FPÖ wendet sich gegen Pläne einer Haushaltsabgabe zur ORF-Finanzierung

Dringlicher Antrag der FPÖ zu ORF-Gebühren und Misstrauensantrag gegen Medienministerin Raab abgelehnt

Wien (PK) – Die Frage der künftigen Finanzierung des ORF brachten die Freiheitlichen in der heutigen Nationalratssitzung zur Sprache. In einem Dringlichen Antrag forderten sie von der Bundesregierung und insbesondere von Medienministerin Susanne Raab, von den Plänen zur Einführung einer ORF-Steuer oder einer ORF-Haushaltsabgabe Abstand zu nehmen.

Susanne Raab betonte, dass die Bundesregierung dem Urteil des Verfassungsgerichtshofs, wonach das bisherige GIS-Modell nicht mehr beibehalten werden könne, entsprechen wolle. Die Gespräche, wie ein neues Finanzierungsmodell aussehen könne, seien aber erst am Anfang.

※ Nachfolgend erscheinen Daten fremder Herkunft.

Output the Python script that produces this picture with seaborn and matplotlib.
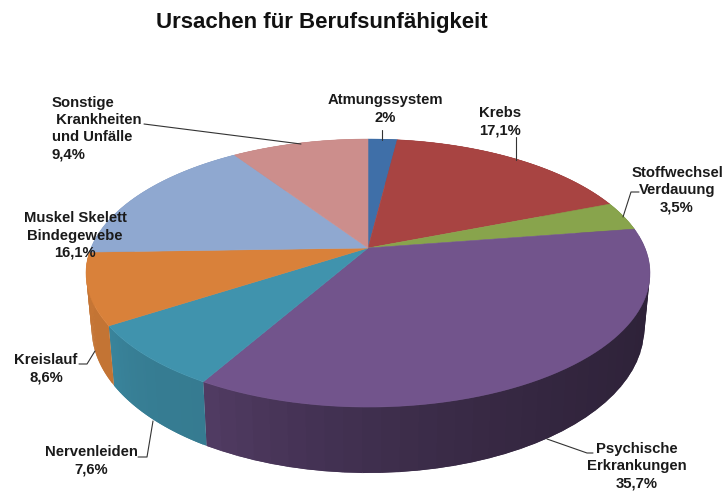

Die Redner:innen der FPÖ kritisierten, dass der ORF seinem öffentlich-rechtlichen Kernauftrag schon seit längerer Zeit nicht mehr nachkomme. Die Antwort könne aber nicht darin bestehen, durch eine Steuer oder Abgabe alle Haushalte zur Finanzierung des ORF in seiner derzeitigen Form zu verpflichten. Im Zuge der Debatte brachte die FPÖ noch einen Antrag ein, die Sportübertragungen des ORF abzusichern. Außerdem wollten die Freiheitlichen Bundesministerin Susanne Raab das Misstrauen aussprechen. Die Anträge blieben in der Minderheit.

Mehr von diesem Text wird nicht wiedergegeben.